3) What led you to this job?

I knew the company’s founder, Dr. Jim Summerton. My wife had worked for him at his previous organization. I walked in one day and asked how’s business. He asked when was I going to quit that academic job and work for him; it happens I had left the university several months before, so I said “How’s Monday?” That was almost 10 years ago.

4) What’s your work environment like?

Mostly office work, some time at the bench, in the construction & repair shop, climbing around in the attic, or flying to conferences (typically, but not always, in the USA).

5) What do you do in a typical day?

Design some oligos, help some investigators figure out how to set up their experiments using Morpholinos, answer phone calls from stockroom folks, purchasing officers or grad students, look around the internet for new Morpholino information (press releases, publications, blog posts, etc.) and if I find something I think is interesting I might write about it in my blog or some other internet site. I might move a barrel or two with the forklift, help heft a stainless steel reaction tank into a fridge, collect some MALDI-TOF QC spectra on past oligos to determine the quality fo the synthesis, or talk with an organic chemist about development of a new product.

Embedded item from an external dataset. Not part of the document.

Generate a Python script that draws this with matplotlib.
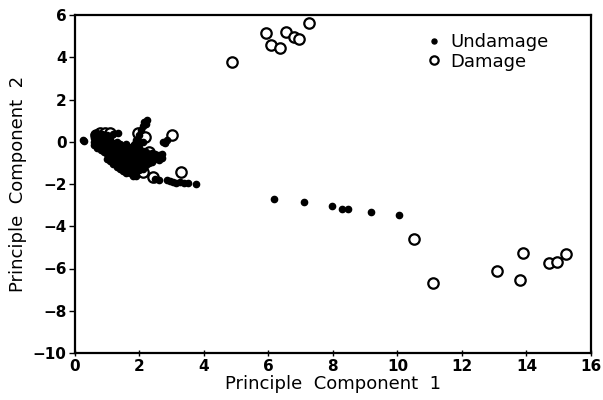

6) How does your science background help you in your job?

There is little of my job I could do without a science background. Perhaps I’d still heft the stainless steel reaction tank or run the forklift.

7) If a current college student wanted to get a job like yours, how
should they go about it?

Learn broadly and contact your local industries. Take summer jobs. Want to work.

8) What’s the most important thing you learned from science?

Hypotheses can be wrong. Build your worldview from observables. Change your hypothesis to fit the data, not the other way around.

9) What advice would you give to young science students trying to plan
their careers?

If you can take a course as the easy version or the hard version, go with the hard version. Or take both.

10) (Totally Optional Question) What’s the pay like?

I am close to the national average for a Ph.D. chemist with my experience. I’m a bit below, but the cost of living in Oregon makes that a good livelihood.